**What is asked**
Pull every line with the word "diagram" out of the entries below.

**Exercise data**

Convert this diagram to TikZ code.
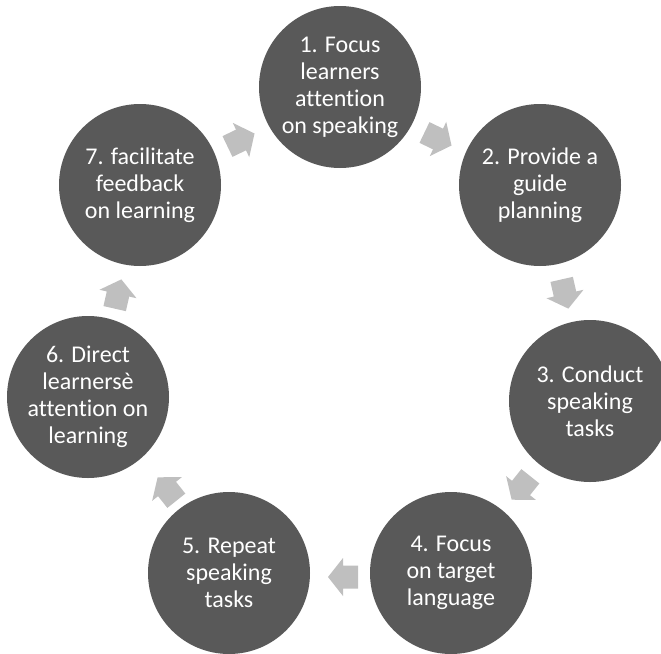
\documentclass[tikz,border=0pt]{standalone}
\usepackage{fontspec}
\setmainfont[Ligatures={NoCommon,NoRare}]{Carlito}
\definecolor{circfill}{RGB}{89,89,89}
\definecolor{arrfill}{RGB}{191,191,191}
\tikzset{
  stage/.style={circle, fill=circfill, draw=none, minimum size=162pt, inner sep=0pt,
    text=white, align=center, font=\fontsize{24}{27}\selectfont},
  cyclearrow/.style={fill=arrfill, draw=none}
}
\newcommand{\cycarrow}[3]{%
  \fill[cyclearrow, shift={(#1,#2)}, rotate=#3]
    (-15,-11.5) -- (0,-11.5) -- (0,-19) -- (15,0) -- (0,19) -- (0,11.5) -- (-15,11.5) -- cycle;}
\begin{document}
\begin{tikzpicture}[x=1pt,y=-1pt]
\useasboundingbox (0,0) rectangle (661,653);
\begin{scope}
\clip (0,0) rectangle (661,653);
% arrows
\cycarrow{438}{139}{-25.71}
\cycarrow{565}{294}{-77.14}
\cycarrow{521}{488}{-128.57}
\cycarrow{343}{577}{180}
\cycarrow{167}{489}{128.57}
\cycarrow{118}{294}{77.14}
\cycarrow{241}{140}{25.71}
% circles
\node[stage] (n1) at (340,87) {1. Focus\\learners\\attention\\on speaking};
\node[stage] (n2) at (540,185) {2. Provide a\\guide\\planning};
\node[stage] (n3) at (590,401) {3. Conduct\\speaking\\tasks};
\node[stage] (n4) at (451,573) {4. Focus\\on target\\language};
\node[stage] (n5) at (229,573) {5. Repeat\\speaking\\tasks};
\node[stage] (n6) at (88,397) {6. Direct\\learnersè\\attention on\\learning};
\node[stage] (n7) at (140,185) {7. facilitate\\feedback\\on learning};
\end{scope}
\end{tikzpicture}
\end{document}
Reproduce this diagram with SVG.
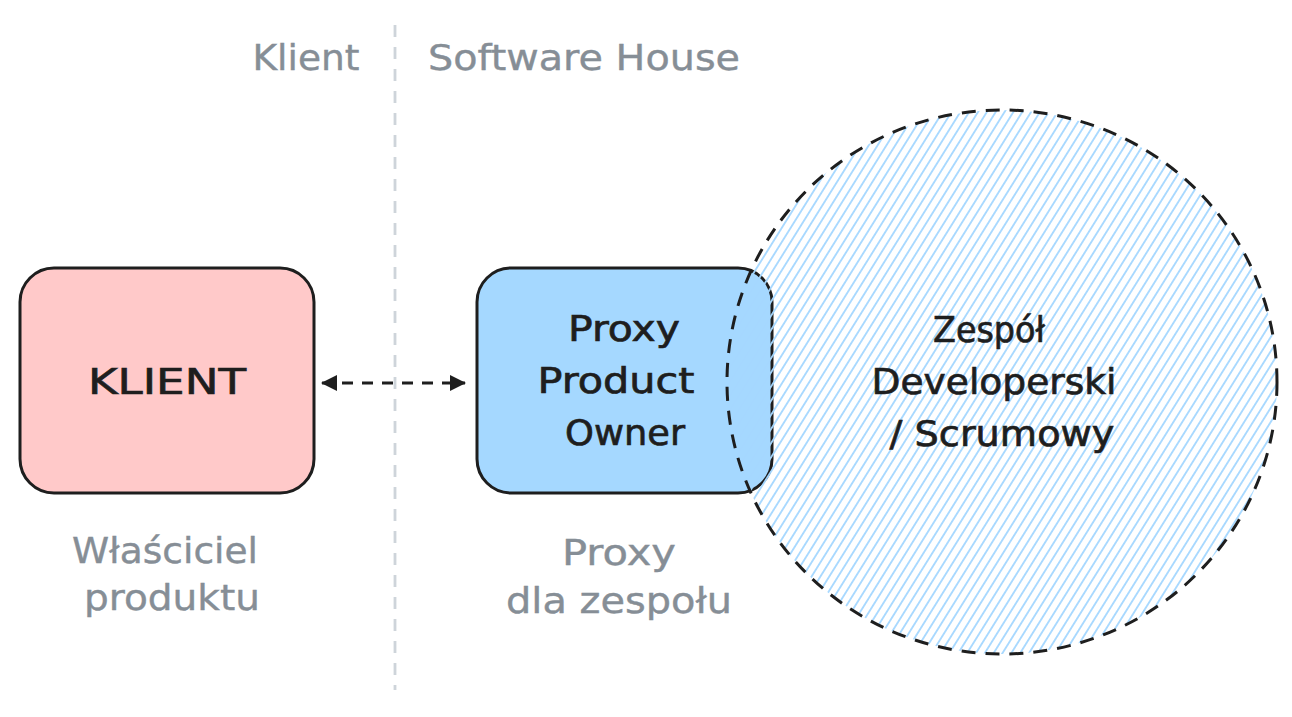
<svg xmlns="http://www.w3.org/2000/svg" width="1292" height="717" viewBox="0 0 1292 717">
<defs>
<style>
.box{stroke:#1e1e1e;stroke-width:3;}
.main{font-family:"DejaVu Sans","Liberation Sans",sans-serif;font-size:36px;fill:#1e1e1e;stroke:#1e1e1e;stroke-width:0.7;text-anchor:middle;}
.gray{font-family:"DejaVu Sans","Liberation Sans",sans-serif;font-size:36px;fill:#868e96;stroke:#868e96;stroke-width:0.4;text-anchor:middle;}
.conn{stroke:#1e1e1e;stroke-width:3;fill:none;stroke-dasharray:11 9;}
</style>
<pattern id="hatch" patternUnits="userSpaceOnUse" width="8" height="7.5" patternTransform="rotate(-58)">
<line x1="0" y1="3.75" x2="8" y2="3.75" stroke="#a5d8ff" stroke-width="1.8"/>
</pattern>
<marker id="head" viewBox="0 0 16 16" refX="15" refY="8" markerWidth="16" markerHeight="16" markerUnits="userSpaceOnUse" orient="auto-start-reverse">
<path d="M0,0 L16,8 L0,16 Z" fill="#1e1e1e"/>
</marker>
</defs>
<rect width="1292" height="717" fill="#ffffff"/>

<g id="divider">
<line x1="395" y1="25" x2="395" y2="690" stroke="#ced4da" stroke-width="2.8" stroke-dasharray="12 10"/>
</g>

<g id="header-klient">
<text class="gray" x="306" y="70" textLength="107" lengthAdjust="spacingAndGlyphs">Klient</text>
</g>
<g id="header-software-house">
<text class="gray" x="584" y="70" textLength="312" lengthAdjust="spacingAndGlyphs">Software House</text>
</g>

<g id="node-klient">
<rect class="box" x="20" y="268" width="294" height="225" rx="34" fill="#ffc9c9"/>
<text class="main" x="167" y="394" textLength="158" lengthAdjust="spacingAndGlyphs">KLIENT</text>
</g>

<g id="node-ppo">
<rect class="box" x="477" y="268" width="295" height="225" rx="34" fill="#a5d8ff"/>
</g>

<g id="node-team">
<ellipse cx="1002" cy="382" rx="275" ry="272" fill="url(#hatch)" stroke="#1e1e1e" stroke-width="3" stroke-dasharray="14 10"/>
</g>

<g id="node-ppo-text">
<text class="main" x="624" y="341" textLength="112" lengthAdjust="spacingAndGlyphs">Proxy</text>
<text class="main" x="616" y="393" textLength="157" lengthAdjust="spacingAndGlyphs">Product</text>
<text class="main" x="625" y="445" textLength="120" lengthAdjust="spacingAndGlyphs">Owner</text>
</g>

<g id="node-team-text">
<text class="main" x="989" y="342" textLength="112" lengthAdjust="spacingAndGlyphs">Zespół</text>
<text class="main" x="994" y="394" textLength="245" lengthAdjust="spacingAndGlyphs">Developerski</text>
<text class="main" x="1002" y="446" textLength="225" lengthAdjust="spacingAndGlyphs">/ Scrumowy</text>
</g>

<g id="label-wlasciciel">
<text class="gray" x="165" y="563" textLength="186" lengthAdjust="spacingAndGlyphs">Właściciel</text>
<text class="gray" x="172" y="610" textLength="176" lengthAdjust="spacingAndGlyphs">produktu</text>
</g>

<g id="label-proxy">
<text class="gray" x="619" y="565" textLength="114" lengthAdjust="spacingAndGlyphs">Proxy</text>
<text class="gray" x="619" y="613" textLength="226" lengthAdjust="spacingAndGlyphs">dla zespołu</text>
</g>

<g id="connectors">
<line class="conn" x1="322" y1="383" x2="465" y2="383" marker-start="url(#head)" marker-end="url(#head)"/>
</g>
</svg>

**The answer**
Convert this diagram to TikZ code.
Reproduce this diagram with SVG.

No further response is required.